– Это она вызывала скорую моему мужу. Это из ее квартиры мы сегодня забирали Вячеслава, и она обвиняла его что он украл деньги… Точнее, она мне сообщила об этом, а еще сказала что я могу быть сообщницей. Хотя я ничего не знаю про деньги, – и я рассказываю и про свое дежурство, и как Слава собирался в командировку в Минск, и где его и в каком виде забрали в больницу. Сотрудники полиции внимательно слушают, один из них все записывает.

– То есть так совпало, что ваша бригада скорой помощи приехала к вашему мужу?

– Так и есть, – киваю.
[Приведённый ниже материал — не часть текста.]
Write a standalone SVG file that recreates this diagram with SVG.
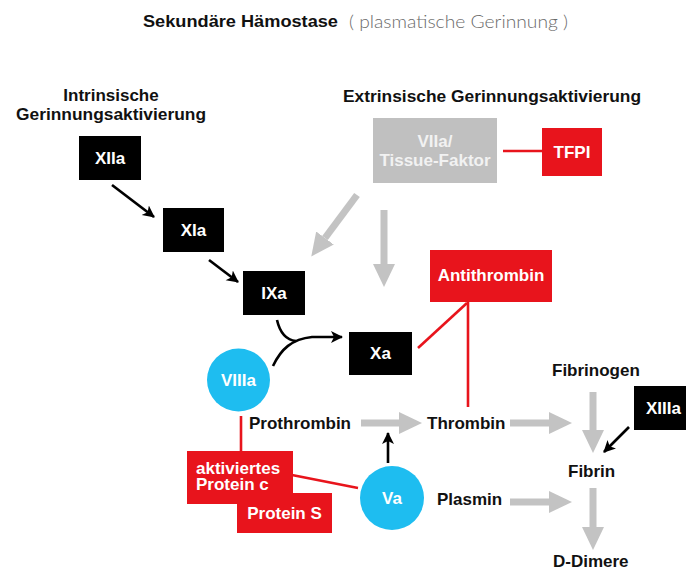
<svg xmlns="http://www.w3.org/2000/svg" width="686" height="572" viewBox="0 0 686 572">
  <style>
    text { font-family: "Liberation Sans", Arial, Helvetica, sans-serif; font-weight: bold; font-size: 17px; }
    .lbl { fill: #111; }
    .wt { fill: #fff; text-anchor: middle; }
    .blk { fill: #000; }
    .red { fill: #e8141c; }
    .cyan { fill: #1ebdf0; }
    .gbox { fill: #c0c0c0; }
    .gray { stroke: #c3c3c3; stroke-width: 7; fill: none; marker-end: url(#gh); }
    .dark { stroke: #000; stroke-width: 2.6; fill: none; }
    .inh { stroke: #e8141c; stroke-width: 2.6; fill: none; }
  </style>
  <defs>
    <marker id="gh" markerUnits="userSpaceOnUse" markerWidth="24" markerHeight="24" refX="0" refY="11" orient="auto">
      <path d="M0,0 L23,11 L0,22 z" fill="#c3c3c3"/>
    </marker>
    <marker id="bh" markerUnits="userSpaceOnUse" markerWidth="14" markerHeight="14" refX="11" refY="6" orient="auto">
      <path d="M0,0 L12,6 L0,12 L3,6 z" fill="#000"/>
    </marker>
  </defs>

  <rect width="686" height="572" fill="#fff"/>

  <!-- headings -->
  <text x="143" y="27" class="lbl" font-size="18" textLength="195" lengthAdjust="spacingAndGlyphs">Sekundäre Hämostase</text>
  <text x="349" y="28" font-size="18" textLength="219" lengthAdjust="spacingAndGlyphs" style="font-family:Lato,'Liberation Sans',sans-serif;font-weight:300;fill:#6a6a6a">( plasmatische Gerinnung )</text>
  <text x="111" y="101" class="lbl" text-anchor="middle">Intrinsische</text>
  <text x="111" y="120" class="lbl" text-anchor="middle" textLength="190" lengthAdjust="spacingAndGlyphs">Gerinnungsaktivierung</text>
  <text x="343" y="102" class="lbl" textLength="298" lengthAdjust="spacingAndGlyphs">Extrinsische Gerinnungsaktivierung</text>

  <!-- connectors -->
  <g id="connectors">
    <line x1="112" y1="185" x2="154" y2="217" class="dark" marker-end="url(#bh)"/>
    <line x1="209" y1="260" x2="238" y2="282" class="dark" marker-end="url(#bh)"/>
    <path d="M277,320 C280,333 286,340 296,341" class="dark"/>
    <path d="M273,366 C281,349 292,339 312,337 L342,337" class="dark" marker-end="url(#bh)"/>
    <line x1="357" y1="195" x2="325" y2="238" class="gray"/>
    <line x1="384" y1="210" x2="384" y2="264" class="gray"/>
    <line x1="503" y1="151" x2="542" y2="151" class="inh"/>
    <line x1="467" y1="303" x2="418" y2="348" class="inh"/>
    <line x1="468" y1="302" x2="468" y2="407" class="inh"/>
    <line x1="361" y1="423" x2="399" y2="423" class="gray"/>
    <line x1="510" y1="423" x2="549" y2="423" class="gray"/>
    <line x1="510" y1="502" x2="549" y2="502" class="gray"/>
    <line x1="593" y1="392" x2="593" y2="430" class="gray"/>
    <line x1="593" y1="488" x2="593" y2="527" class="gray"/>
    <line x1="629" y1="427" x2="604" y2="452" class="dark" marker-end="url(#bh)"/>
    <line x1="388" y1="463" x2="388" y2="433" class="dark" marker-end="url(#bh)"/>
    <line x1="241" y1="416" x2="241" y2="452" class="inh"/>
    <line x1="292" y1="475" x2="358" y2="488" class="inh"/>
  </g>

  <!-- nodes -->
  <g id="XIIa"><rect x="79" y="136" width="62" height="44" class="blk"/><text x="110" y="164" class="wt">XIIa</text></g>
  <g id="XIa"><rect x="163" y="208" width="61" height="44" class="blk"/><text x="193.5" y="236" class="wt">XIa</text></g>
  <g id="IXa"><rect x="243" y="271" width="62" height="44" class="blk"/><text x="274" y="299" class="wt">IXa</text></g>
  <g id="Xa"><rect x="349" y="332" width="63" height="43" class="blk"/><text x="380.5" y="359" class="wt">Xa</text></g>
  <g id="XIIIa"><rect x="634" y="386" width="60" height="44" class="blk"/><text x="663.5" y="414" class="wt">XIIIa</text></g>

  <g id="VIIa-TF">
    <rect x="373" y="118" width="124" height="65" class="gbox"/>
    <text x="435" y="147" class="wt" style="fill:#f2f2f2">VIIa/</text>
    <text x="435" y="166" class="wt" style="fill:#f2f2f2">Tissue-Faktor</text>
  </g>
  <g id="TFPI"><rect x="542" y="128" width="60" height="48" class="red"/><text x="572" y="158" class="wt">TFPI</text></g>
  <g id="Antithrombin"><rect x="430" y="250" width="122" height="52" class="red"/><text x="491" y="281" class="wt">Antithrombin</text></g>

  <g id="VIIIa"><circle cx="238.5" cy="380" r="31.5" class="cyan"/><text x="238.5" y="386" class="wt">VIIIa</text></g>
  <g id="Va"><circle cx="392" cy="498" r="32" class="cyan"/><text x="392" y="504" class="wt">Va</text></g>

  <g id="APC"><rect x="187" y="451" width="106" height="53" class="red"/>
    <text x="196" y="474" font-size="16.5" style="fill:#fff">aktiviertes</text>
    <text x="196" y="490" font-size="16.5" style="fill:#fff">Protein c</text>
  </g>
  <g id="ProteinS"><rect x="237" y="493" width="95" height="40" class="red"/><text x="284.5" y="519" class="wt">Protein S</text></g>

  <g id="Prothrombin"><text x="249" y="429" class="lbl">Prothrombin</text></g>
  <g id="Thrombin"><text x="427" y="429" class="lbl">Thrombin</text></g>
  <g id="Plasmin"><text x="437" y="505" class="lbl">Plasmin</text></g>
  <g id="Fibrinogen"><text x="552" y="376" class="lbl">Fibrinogen</text></g>
  <g id="Fibrin"><text x="568" y="477" class="lbl">Fibrin</text></g>
  <g id="D-Dimere"><text x="553" y="567" class="lbl">D-Dimere</text></g>
</svg>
Мужчина усмехается, удивляясь совпадению, но тут же задает следующий вопрос:

– Вы знаете, где могут быть деньги?

– В смысле?

– Деньги, которые, предположительно похитил Вячеслав, – сотрудник говорит об этом так просто, что мне становится не по себе.

– Во-первых, я уже сказала что я понятия не имею. А, во-вторых, почему вы считаете, что именно мой муж украл эти миллионы?!

– Мы не говорим «украл», мы говорим – «подозреваем что украл», – поправляет меня полицейский, – Украл он или нет, решит суд. Но на данном этапе есть улики, которые позволяют сделать именно такой вывод.

– Какие улики?

– Разглашать эту информацию мы не можем, – лаконично отвечает, а я киваю. Смысл спорить? Допрос продолжается не менее часа. Но я ничего ценного сообщить не могу. Потому что я, как выяснилось, ничего не знаю о своем муже.

– Что ж, на данном этапе мы закончили. А теперь мы едем к вам домой, проводить обыск. Постановление – вот, – мне протягивают документы, а я лишь хлопаю глазами. Обыск? У меня? От одной мысли становится не по себе. С другой стороны, я точно знаю, что никаких денег у нас дома храниться просто не может! Куда их спрячешь в нашей однушке?

– Хорошо. А Екатерину вы проверить не хотите?

– Которая то ли любовница, то ли не очень? – вскидывает брови один из полицейских, – Нет. Сейчас мы не можем этого сделать. На этот счет нужны основания. Но вы не переживайте. Если они будут, проведем обыск и у нее.

Отлично. То есть меня проверять основания есть, а ее – нет. Но я не спорю. К тому же, проверяют-то не меня, а Славу. Только получается что и меня.

Я поднимаюсь с места, и возле поста медсестры снова вижу Александра Феликсовича. Он о чем-то с ней разговаривает, но когда я поднимаюсь вместе с полицейским, его взгляд упирается в меня. Его морщина на лбу стала как будто глубже, а глаза – темнее. Он меня буровит взглядом, а у меня появляется дурная мысль, что он подслушивал разговор. Но нет, это вряд ли. Зачем?

– Дежурный врач тут? – интересуется сотрудник.

– Вот он, – киваю в сторону Александра Феликсовича.

– Да, мы уже узнали у медсестры, что ваш муж в тяжелом состоянии, но хотелось бы более точного диагноза и понимания перспектив, – он переключается на врача и быстрым шагом подходит к нему, – сотрудник полиции оперуполномоченный Луценко. Вы лечащий врач Литвина?

– Я. Меня зовут Александр Феликсович. Чем могу помочь?

Они отходят в сторону. Разговор занимает всего минут пять. Однако после него лицо этого мужлана становится немного мягче. Не то чтобы врач стал менее враждебно ко мне относиться… Но видимо понял мотивацию. Хотя о чем я думаю?

Когда полицейский возвращается, мы тут же направляемся в машину. Впереди обыск, а мне хочется просто спать. И как только мы садимся в служебный автомобиль, голова становится совсем тяжелой, на меня наваливается дремота. Однако сквозь сон слышу разговор:

– Так что врач сказал-то?

– Вроде выживет этот Литвин. Но вот останется ли он в себе – хороший вопрос.

– А если не останется? И если он наличку хранит не дома? А в другом месте?